(Work instructions)
Return precisely the span of lines from the top of the material below to the line containing "const negRange = [27.15,36.1];", both included. Pictures are excluded.

(Given records)
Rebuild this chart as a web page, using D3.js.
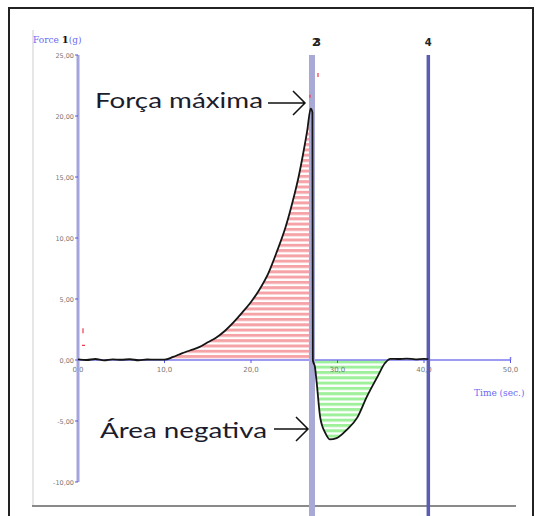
<!DOCTYPE html>
<html><head><meta charset="utf-8">
<script src="https://cdn.jsdelivr.net/npm/d3@7"></script>
<style>body{margin:0;background:#fff}svg{display:block}</style>
</head><body>
<script>
// ---- data ----
const timeVals  = [0,1,2,3,4,5,6,7,8,9,10,11,12,13,14,15,16,17,18,19,20,21,22,23,24,25,25.5,26,26.5,26.9,27.1,27.15,27.4,27.6,28.0,28.6,29.1,29.9,31.1,32.3,33.4,34.6,35.5,36.1,37,38,39,40,40.5];
const forceVals = [0.05,0.0,0.08,-0.03,0.05,0.02,0.06,-0.02,0.04,0.03,0.03,0.25,0.55,0.8,1.05,1.45,1.85,2.4,3.1,3.9,4.75,5.8,7.1,8.9,10.9,13.5,15.0,16.8,18.8,20.6,20.3,0.0,-0.6,-1.9,-4.7,-6.0,-6.5,-6.4,-5.7,-4.7,-3.0,-1.4,-0.25,0.1,0.08,0.12,0.05,0.1,0.08];
const yTicks = [25,20,15,10,5,0,-5,-10];
const yTickLabels = ["25,00","20,00","15,00","10,00","5,00","0,00","-5,00","-10,00"];
const xTicks = [0,10,20,30,40,50];
const xTickLabels = ["0,0","10,0","20,0","30,0","40,0","50,0"];
const cursorTimes = [0,27.05,40.5];
const cursorLabels = ["1","23","4"];
const peakRange = [10,27.15];
const negRange = [27.15,36.1];

const W=541,H=516;
const svg=d3.select("body").append("svg").attr("width",W).attr("height",H);
const x=d3.scaleLinear().domain([0,50]).range([78,510.5]);
const y=d3.scaleLinear().domain([-10,25]).range([482,55]);
const pts=timeVals.map((t,i)=>({t,f:forceVals[i]}));

// patterns
const defs=svg.append("defs");
function stripe(id,col){
  const p=defs.append("pattern").attr("id",id).attr("patternUnits","userSpaceOnUse").attr("width",6).attr("height",5.3);
  p.append("rect").attr("width",6).attr("height",5.3).attr("fill","#fff");
  p.append("rect").attr("width",6).attr("height",3).attr("fill",col);
}
stripe("red","#f6a3a8");
stripe("green","#9ef09a");

// frame
svg.append("path").attr("d","M9,516V8H533V516").attr("fill","none").attr("stroke","#222").attr("stroke-width",2);
svg.append("line").attr("x1",33).attr("x2",33).attr("y1",30).attr("y2",506).attr("stroke","#e6e6e6").attr("stroke-width",2);
svg.append("line").attr("x1",32).attr("x2",516).attr("y1",506).attr("y2",506).attr("stroke","#8a8a8a").attr("stroke-width",2);

// fills
const curve=d3.curveMonotoneX;
const redPts=pts.filter(d=>d.t>=peakRange[0]&&d.t<=peakRange[1]);
const greenPts=pts.filter(d=>d.t>=negRange[0]&&d.t<=negRange[1]);
svg.append("path").datum(redPts).attr("fill","url(#red)")
  .attr("d",d3.area().curve(curve).x(d=>x(d.t)).y0(y(0)).y1(d=>y(Math.max(d.f,0))));
svg.append("path").datum(greenPts).attr("fill","url(#green)")
  .attr("d",d3.area().curve(curve).x(d=>x(d.t)).y0(y(0)).y1(d=>y(Math.min(d.f,0))));

// x axis line
svg.append("line").attr("x1",x(0)).attr("x2",x(50)).attr("y1",y(0)).attr("y2",y(0)).attr("stroke","#7a7aee").attr("stroke-width",1.5);
svg.append("line").attr("x1",x(50)).attr("x2",x(50)).attr("y1",y(0)-3).attr("y2",y(0)).attr("stroke","#7a7aee").attr("stroke-width",1.5);
xTicks.forEach((v,i)=>{
  svg.append("line").attr("x1",x(v)).attr("x2",x(v)).attr("y1",y(0)).attr("y2",y(0)+3).attr("stroke","#5555ee").attr("stroke-width",1);
  svg.append("text").attr("x",x(v)).attr("y",y(0)+12).attr("text-anchor","middle")
    .attr("font-family","DejaVu Sans").attr("font-size",7).attr("fill","#777").text(xTickLabels[i]);
});

// cursors
const cur=[{w:3,c:"#a4a4de",y2:y(-10)},{w:6,c:"#a9a9d6",y2:516},{w:3.5,c:"#5c5cb4",y2:516}];
cursorTimes.forEach((t,i)=>{
  svg.append("line").attr("x1",x(t)).attr("x2",x(t)).attr("y1",y(25)).attr("y2",cur[i].y2)
    .attr("stroke",cur[i].c).attr("stroke-width",cur[i].w);
  if(i>0){
    svg.append("text").attr("x",x(t)+(i===1?2:0)).attr("y",46).attr("text-anchor","middle")
      .attr("font-family","DejaVu Sans").attr("font-weight","bold").attr("font-size",10)
      .attr("letter-spacing",i===1?-5:0).attr("fill","#222").text(cursorLabels[i]);
  }
});

// y ticks
yTicks.forEach((v,i)=>{
  svg.append("line").attr("x1",x(0)-3).attr("x2",x(0)).attr("y1",y(v)).attr("y2",y(v)).attr("stroke","#5555ee").attr("stroke-width",1);
  svg.append("text").attr("x",x(0)-4).attr("y",y(v)+2.5).attr("text-anchor","end")
    .attr("font-family","DejaVu Sans").attr("font-size",6.5).attr("fill","#777").text(yTickLabels[i]);
});

// curve
svg.append("path").datum(pts).attr("fill","none").attr("stroke","#151515").attr("stroke-width",1.8)
  .attr("d",d3.line().curve(curve).x(d=>x(d.t)).y(d=>y(d.f)));

// small red markers
svg.append("path").attr("d",`M${x(0)+5},${y(2.2)}v-5 M${x(0)+4},${y(1.2)}h3 M${x(cursorTimes[1])-2},${y(21.5)}v-3 M${x(cursorTimes[1])+6},${y(23.2)}v-4`)
  .attr("stroke","#f03a4a").attr("stroke-width",1.2);

// axis titles
const ft=svg.append("text").attr("x",33).attr("y",43).attr("font-family","DejaVu Serif").attr("font-size",9);
ft.append("tspan").attr("fill","#6a6af0").text("Force  ");
ft.append("tspan").attr("fill","#111").attr("font-weight","bold").attr("font-size",10).text(cursorLabels[0]);
ft.append("tspan").attr("fill","#6a6af0").text("(g)");
svg.append("text").attr("x",474).attr("y",396).attr("font-family","DejaVu Serif").attr("font-size",9).attr("fill","#6a6af0").text("Time (sec.)");

// annotations
function ann(txt,tx,ty,len,ax1,ax2,ay){
  svg.append("text").attr("x",tx).attr("y",ty).attr("font-family","Lato").attr("font-size",21)
    .attr("fill","#1c1c2c").attr("textLength",len).attr("lengthAdjust","spacingAndGlyphs").text(txt);
  svg.append("path").attr("d",`M${ax1},${ay}H${ax2} M${ax2-12},${ay-12}L${ax2},${ay}L${ax2-12},${ay+12}`)
    .attr("fill","none").attr("stroke","#111").attr("stroke-width",1.5);
}
ann("Força máxima",95,108,168,268,305,103);
ann("Área negativa",100,438,167,274,308,429);
</script>
</body></html>
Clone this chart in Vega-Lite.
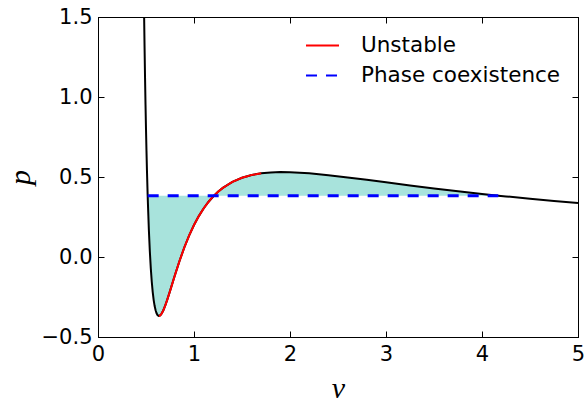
{
  "$schema": "https://vega.github.io/schema/vega-lite/v6.json",
  "width": 480,
  "height": 320,
  "autosize": "none",
  "padding": {"left": 98, "top": 17, "right": 7, "bottom": 66},
  "background": "white",
  "datasets": {
    "isotherm": [
      {"v": 0.47, "p": 2.029}, {"v": 0.48, "p": 1.5246}, {"v": 0.485, "p": 1.3122},
      {"v": 0.49, "p": 1.1222}, {"v": 0.495, "p": 0.9522}, {"v": 0.5, "p": 0.8},
      {"v": 0.505, "p": 0.6636}, {"v": 0.51, "p": 0.5415}, {"v": 0.5174, "p": 0.3834},
      {"v": 0.52, "p": 0.3339}, {"v": 0.53, "p": 0.1675}, {"v": 0.54, "p": 0.0345},
      {"v": 0.55, "p": -0.0712}, {"v": 0.56, "p": -0.1545}, {"v": 0.57, "p": -0.2195},
      {"v": 0.58, "p": -0.2694}, {"v": 0.59, "p": -0.3065}, {"v": 0.6, "p": -0.3333},
      {"v": 0.61, "p": -0.3516}, {"v": 0.62, "p": -0.3625}, {"v": 0.63, "p": -0.3676},
      {"v": 0.635, "p": -0.3682}, {"v": 0.64, "p": -0.3677}, {"v": 0.65, "p": -0.3638},
      {"v": 0.66, "p": -0.3565}, {"v": 0.68, "p": -0.3341}, {"v": 0.7, "p": -0.3042},
      {"v": 0.72, "p": -0.2698}, {"v": 0.75, "p": -0.2133}, {"v": 0.8, "p": -0.1161},
      {"v": 0.85, "p": -0.0232}, {"v": 0.9, "p": 0.061}, {"v": 0.95, "p": 0.1354},
      {"v": 1.0, "p": 0.2}, {"v": 1.05, "p": 0.2556}, {"v": 1.1, "p": 0.3033},
      {"v": 1.15, "p": 0.3438}, {"v": 1.2, "p": 0.3782}, {"v": 1.25, "p": 0.4073},
      {"v": 1.3, "p": 0.4318}, {"v": 1.4, "p": 0.4694}, {"v": 1.5, "p": 0.4952},
      {"v": 1.6, "p": 0.5124}, {"v": 1.7, "p": 0.5229}, {"v": 1.8, "p": 0.5286},
      {"v": 1.9, "p": 0.5307}, {"v": 2.0, "p": 0.53}, {"v": 2.1, "p": 0.5272},
      {"v": 2.2, "p": 0.523}, {"v": 2.4, "p": 0.5114}, {"v": 2.6, "p": 0.4974},
      {"v": 2.8, "p": 0.4822}, {"v": 3.0, "p": 0.4667}, {"v": 3.25, "p": 0.4474},
      {"v": 3.5, "p": 0.4288}, {"v": 3.75, "p": 0.4111}, {"v": 4.0, "p": 0.3943},
      {"v": 4.17, "p": 0.3835}, {"v": 4.25, "p": 0.3786}, {"v": 4.5, "p": 0.3639},
      {"v": 4.75, "p": 0.35}, {"v": 5.0, "p": 0.3371}
    ],
    "unstable": [
      {"v": 0.635, "p": -0.3682, "seg": "Unstable"}, {"v": 0.64, "p": -0.3677, "seg": "Unstable"},
      {"v": 0.65, "p": -0.3638, "seg": "Unstable"}, {"v": 0.66, "p": -0.3565, "seg": "Unstable"},
      {"v": 0.68, "p": -0.3341, "seg": "Unstable"}, {"v": 0.7, "p": -0.3042, "seg": "Unstable"},
      {"v": 0.72, "p": -0.2698, "seg": "Unstable"}, {"v": 0.75, "p": -0.2133, "seg": "Unstable"},
      {"v": 0.8, "p": -0.1161, "seg": "Unstable"}, {"v": 0.85, "p": -0.0232, "seg": "Unstable"},
      {"v": 0.9, "p": 0.061, "seg": "Unstable"}, {"v": 0.95, "p": 0.1354, "seg": "Unstable"},
      {"v": 1.0, "p": 0.2, "seg": "Unstable"}, {"v": 1.05, "p": 0.2556, "seg": "Unstable"},
      {"v": 1.1, "p": 0.3033, "seg": "Unstable"}, {"v": 1.15, "p": 0.3438, "seg": "Unstable"},
      {"v": 1.2, "p": 0.3782, "seg": "Unstable"}, {"v": 1.25, "p": 0.4073, "seg": "Unstable"},
      {"v": 1.3, "p": 0.4318, "seg": "Unstable"}, {"v": 1.4, "p": 0.4694, "seg": "Unstable"},
      {"v": 1.5, "p": 0.4952, "seg": "Unstable"}, {"v": 1.6, "p": 0.5124, "seg": "Unstable"},
      {"v": 1.7, "p": 0.5229, "seg": "Unstable"}
    ],
    "coexistence": [
      {"v": 0.5174, "p": 0.3834, "seg": "Phase coexistence"},
      {"v": 4.17, "p": 0.3834, "seg": "Phase coexistence"}
    ]
  },
  "config": {
    "view": {"stroke": "black", "strokeWidth": 1},
    "axis": {
      "grid": false,
      "domainColor": "black",
      "domainWidth": 1,
      "tickColor": "black",
      "tickSize": -6,
      "tickWidth": 1,
      "labelFlush": false,
      "labelOverlap": false,
      "labelFont": "DejaVu Sans",
      "labelFontSize": 21,
      "labelColor": "black",
      "labelPadding": 12,
      "titleFont": "Liberation Serif",
      "titleFontStyle": "italic",
      "titleFontWeight": "normal",
      "titleFontSize": 30,
      "titleColor": "black"
    },
    "legend": {
      "orient": "none",
      "legendX": 207,
      "legendY": 11,
      "padding": 0,
      "symbolType": "stroke",
      "symbolSize": 1089,
      "symbolStrokeWidth": 2,
      "labelFont": "DejaVu Sans",
      "labelFontSize": 21.5,
      "labelColor": "black",
      "labelOffset": 21,
      "labelLimit": 0,
      "rowPadding": 2
    }
  },
  "resolve": {"axis": {"x": "independent", "y": "independent"}},
  "layer": [
    {
      "data": {"name": "isotherm"},
      "transform": [{"filter": "datum.v >= 0.5174 && datum.v <= 4.17"}],
      "mark": {"type": "area", "color": "#a8e3dc", "clip": true},
      "encoding": {
        "x": {
          "field": "v", "type": "quantitative",
          "scale": {"domain": [0, 5], "nice": false},
          "axis": {"orient": "bottom", "values": [0, 1, 2, 3, 4, 5], "format": "d", "title": "v", "titlePadding": 9}
        },
        "y": {
          "field": "p", "type": "quantitative",
          "scale": {"domain": [-0.5, 1.5], "nice": false, "zero": false},
          "axis": {"orient": "left", "values": [-0.5, 0, 0.5, 1, 1.5], "format": ".1f", "title": "p", "titlePadding": 6}
        },
        "y2": {"datum": 0.3834}
      }
    },
    {
      "data": {"name": "isotherm"},
      "mark": {"type": "line", "color": "black", "strokeWidth": 2, "clip": true},
      "encoding": {
        "x": {
          "field": "v", "type": "quantitative",
          "axis": {"orient": "top", "values": [0, 1, 2, 3, 4, 5], "labels": false, "title": null}
        },
        "y": {
          "field": "p", "type": "quantitative",
          "axis": {"orient": "right", "values": [-0.5, 0, 0.5, 1, 1.5], "labels": false, "title": null}
        }
      }
    },
    {
      "data": {"name": "unstable"},
      "mark": {"type": "line", "strokeWidth": 2, "clip": true},
      "encoding": {
        "x": {"field": "v", "type": "quantitative", "axis": null},
        "y": {"field": "p", "type": "quantitative", "axis": null},
        "color": {
          "field": "seg", "type": "nominal",
          "scale": {"domain": ["Unstable", "Phase coexistence"], "range": ["#ff0000", "#0000ff"]},
          "legend": {"title": null}
        },
        "strokeDash": {
          "field": "seg", "type": "nominal",
          "scale": {"domain": ["Unstable", "Phase coexistence"], "range": [[1, 0], [11, 9]]},
          "legend": {"title": null}
        }
      }
    },
    {
      "data": {"name": "coexistence"},
      "mark": {"type": "line", "strokeWidth": 3, "clip": true},
      "encoding": {
        "x": {"field": "v", "type": "quantitative", "axis": null},
        "y": {"field": "p", "type": "quantitative", "axis": null},
        "color": {"field": "seg", "type": "nominal", "legend": {"title": null}},
        "strokeDash": {"field": "seg", "type": "nominal", "legend": {"title": null}}
      }
    }
  ]
}
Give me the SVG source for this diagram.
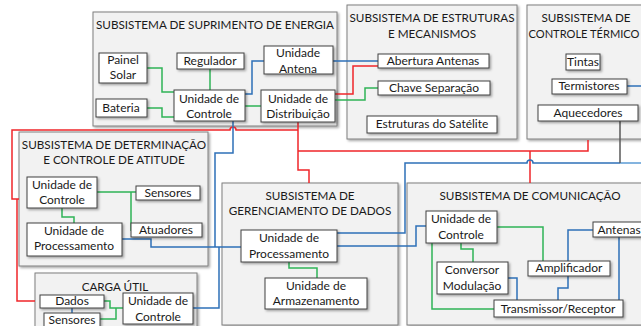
<svg xmlns="http://www.w3.org/2000/svg" width="641" height="326" viewBox="0 0 641 326">
<defs>
<filter id="sh" x="-10%" y="-10%" width="130%" height="140%">
<feDropShadow dx="1.5" dy="1.5" stdDeviation="0.8" flood-color="#000" flood-opacity="0.35"/>
</filter>
</defs>
<style>
.sub{fill:#f2f2f2;stroke:#7f7f7f;stroke-width:1;filter:url(#sh)}
.box{fill:#fff;stroke:#404040;stroke-width:1;filter:url(#sh)}
text{font-family:Lato,"Open Sans","Liberation Sans",sans-serif;fill:#1a1a1a;text-anchor:middle}
.t{font-size:11.7px}
.l{font-size:12px}
.c{fill:none;stroke-width:1.5}
.r{stroke:#f0262a}
.g{stroke:#2fb457}
.b{stroke:#2e70b8}
.lb{stroke:#5b9bd5}
.k{stroke:#595959}
</style>
<rect width="641" height="326" fill="#fff"/>

<g id="supply">
<rect class="sub" x="93" y="12" width="244" height="114"/>
<text class="t" x="215" y="29">SUBSISTEMA DE SUPRIMENTO DE ENERGIA</text>
</g>
<g id="structures">
<rect class="sub" x="347" y="5" width="170" height="134"/>
<text class="t" x="432" y="22">SUBSISTEMA DE ESTRUTURAS</text>
<text class="t" x="432" y="38">E MECANISMOS</text>
</g>
<g id="thermal">
<rect class="sub" x="527" y="5" width="130" height="134"/>
<text class="t" x="586" y="22">SUBSISTEMA DE</text>
<text class="t" x="584" y="38" style="font-size:11.1px">CONTROLE TÉRMICO</text>
</g>
<g id="adcs">
<rect class="sub" x="19" y="132" width="189" height="134"/>
<text class="t" x="114" y="149">SUBSISTEMA DE DETERMINAÇÃO</text>
<text class="t" x="114" y="164">E CONTROLE DE ATITUDE</text>
</g>
<g id="data">
<rect class="sub" x="222" y="183" width="176" height="142"/>
<text class="t" x="310" y="200">SUBSISTEMA DE</text>
<text class="t" x="310" y="215">GERENCIAMENTO DE DADOS</text>
</g>
<g id="payload">
<rect class="sub" x="35" y="273" width="162" height="62"/>
<text class="t" x="115" y="291">CARGA ÚTIL</text>
</g>
<g id="comm">
<rect class="sub" x="407" y="183" width="245" height="142"/>
<text class="t" x="530" y="200">SUBSISTEMA DE COMUNICAÇÃO</text>
</g>

<g id="connectors">
<path class="c r" d="M298,122 V170 H309 V183"/>
<path class="c r" d="M298,130 H236 a3,3 0 0 0 -6,0 H12 V199 H19 M17,199 V301 H35"/>
<path class="c r" d="M298,151 H588 V140 M530,151 V183"/>
<path class="c r" d="M335,94 H353 V66 H378"/>
<path class="c g" d="M147,68 H162 V92 H174 M147,108 H162 V117 H174 M210,69 V90 M245,106 H261"/>
<path class="c g" d="M335,100 H365 V88 H378"/>
<path class="c b" d="M245,94 H252 V61 H264 M333,61 H378"/>
<path class="c b" d="M233,121 V153 H215 V247 H241 M122,239 H151 V247 H215 M193,308 H219 V247"/>
<path class="c b" d="M337,233 H405 V163 H527 a3,3 0 0 1 6,0 H620"/>
<path class="c lb" d="M620,163 H641"/>
<path class="c b" d="M627,86 H641"/>
<path class="c k" d="M620,121 V163"/>
<path class="c b" d="M337,246 H416 V226 H426"/>
<path class="c g" d="M97,192 H136 M131,192 V231 M62,208 V217 H74 V223"/>
<path class="c b" d="M72,308 V313"/>
<path class="c g" d="M104,301 H110 V308 H123 M100,319 H116 V308"/>
<path class="c g" d="M289,262 V268 H317 V278"/>
<path class="c g" d="M497,227 H543 V261 M461,243 V249 H473 V262 M432,243 V309 H494"/>
<path class="c b" d="M508,278 H517 V300 M568,276 V288 H558 V300 M568,261 V230 H593 M619,237 V300"/>
</g>

<g id="painel"><rect class="box" x="99" y="53" width="48" height="30"/><text class="l" x="123" y="64">Painel</text><text class="l" x="123" y="79">Solar</text></g>
<g id="bateria"><rect class="box" x="96" y="99" width="51" height="18"/><text class="l" x="121" y="112">Bateria</text></g>
<g id="regulador"><rect class="box" x="177" y="53" width="67" height="16"/><text class="l" x="210" y="65">Regulador</text></g>
<g id="uc-supply"><rect class="box" x="174" y="90" width="71" height="31"/><text class="l" x="209" y="103">Unidade de</text><text class="l" x="209" y="118">Controle</text></g>
<g id="antena"><rect class="box" x="264" y="46" width="69" height="28"/><text class="l" x="298" y="57">Unidade</text><text class="l" x="298" y="73">Antena</text></g>
<g id="distribuicao"><rect class="box" x="261" y="90" width="74" height="32"/><text class="l" x="298" y="103">Unidade de</text><text class="l" x="298" y="118">Distribuição</text></g>

<g id="abertura"><rect class="box" x="378" y="54" width="111" height="14"/><text class="l" x="433" y="65">Abertura Antenas</text></g>
<g id="chave"><rect class="box" x="378" y="81" width="112" height="14"/><text class="l" x="434" y="92">Chave Separação</text></g>
<g id="estruturas"><rect class="box" x="367" y="116" width="130" height="17"/><text class="l" x="432" y="128">Estruturas do Satélite</text></g>

<g id="tintas"><rect class="box" x="566" y="54" width="34" height="16"/><text class="l" x="583" y="66">Tintas</text></g>
<g id="termistores"><rect class="box" x="552" y="79" width="75" height="15"/><text class="l" x="589" y="90">Termistores</text></g>
<g id="aquecedores"><rect class="box" x="538" y="105" width="100" height="16"/><text class="l" x="588" y="117">Aquecedores</text></g>

<g id="uc-adcs"><rect class="box" x="27" y="177" width="70" height="31"/><text class="l" x="62" y="189">Unidade de</text><text class="l" x="62" y="204">Controle</text></g>
<g id="sensores-adcs"><rect class="box" x="136" y="186" width="64" height="14"/><text class="l" x="168" y="197">Sensores</text></g>
<g id="atuadores"><rect class="box" x="131" y="223" width="71" height="14"/><text class="l" x="166" y="234">Atuadores</text></g>
<g id="up-adcs"><rect class="box" x="27" y="223" width="95" height="33"/><text class="l" x="74" y="235">Unidade de</text><text class="l" x="74" y="250">Processamento</text></g>

<g id="up-data"><rect class="box" x="241" y="230" width="96" height="32"/><text class="l" x="289" y="242">Unidade de</text><text class="l" x="289" y="258">Processamento</text></g>
<g id="armazenamento"><rect class="box" x="265" y="278" width="102" height="31"/><text class="l" x="316" y="290">Unidade de</text><text class="l" x="316" y="305">Armazenamento</text></g>

<g id="dados"><rect class="box" x="40" y="295" width="64" height="13"/><text class="l" x="72" y="305">Dados</text></g>
<g id="sensores-carga"><rect class="box" x="44" y="313" width="56" height="20"/><text class="l" x="72" y="324">Sensores</text></g>
<g id="uc-carga"><rect class="box" x="123" y="293" width="70" height="31"/><text class="l" x="158" y="305">Unidade de</text><text class="l" x="158" y="321">Controle</text></g>

<g id="uc-comm"><rect class="box" x="426" y="211" width="71" height="32"/><text class="l" x="461" y="223">Unidade de</text><text class="l" x="461" y="239">Controle</text></g>
<g id="antenas"><rect class="box" x="593" y="222" width="55" height="15"/><text class="l" x="619" y="234">Antenas</text></g>
<g id="amplificador"><rect class="box" x="528" y="261" width="82" height="15"/><text class="l" x="569" y="272">Amplificador</text></g>
<g id="conversor"><rect class="box" x="437" y="262" width="71" height="32"/><text class="l" x="472" y="274">Conversor</text><text class="l" x="472" y="290">Modulação</text></g>
<g id="transmissor"><rect class="box" x="494" y="300" width="129" height="17"/><text class="l" x="558" y="313">Transmissor/Receptor</text></g>
</svg>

(Reply to the exercise)
Rebuild this chart as a web page, using D3.js.
<!DOCTYPE html>
<html><head><meta charset="utf-8">
<script src="https://cdn.jsdelivr.net/npm/d3@7"></script>
<style>body{margin:0;background:#fff}svg{display:block}</style>
</head><body>
<script>
// ---- data ----
const timeVals  = [0,1,2,3,4,5,6,7,8,9,10,11,12,13,14,15,16,17,18,19,20,21,22,23,24,25,25.5,26,26.5,26.9,27.1,27.15,27.4,27.6,28.0,28.6,29.1,29.9,31.1,32.3,33.4,34.6,35.5,36.1,37,38,39,40,40.5];
const forceVals = [0.05,0.0,0.08,-0.03,0.05,0.02,0.06,-0.02,0.04,0.03,0.03,0.25,0.55,0.8,1.05,1.45,1.85,2.4,3.1,3.9,4.75,5.8,7.1,8.9,10.9,13.5,15.0,16.8,18.8,20.6,20.3,0.0,-0.6,-1.9,-4.7,-6.0,-6.5,-6.4,-5.7,-4.7,-3.0,-1.4,-0.25,0.1,0.08,0.12,0.05,0.1,0.08];
const yTicks = [25,20,15,10,5,0,-5,-10];
const yTickLabels = ["25,00","20,00","15,00","10,00","5,00","0,00","-5,00","-10,00"];
const xTicks = [0,10,20,30,40,50];
const xTickLabels = ["0,0","10,0","20,0","30,0","40,0","50,0"];
const cursorTimes = [0,27.05,40.5];
const cursorLabels = ["1","23","4"];
const peakRange = [10,27.15];
const negRange = [27.15,36.1];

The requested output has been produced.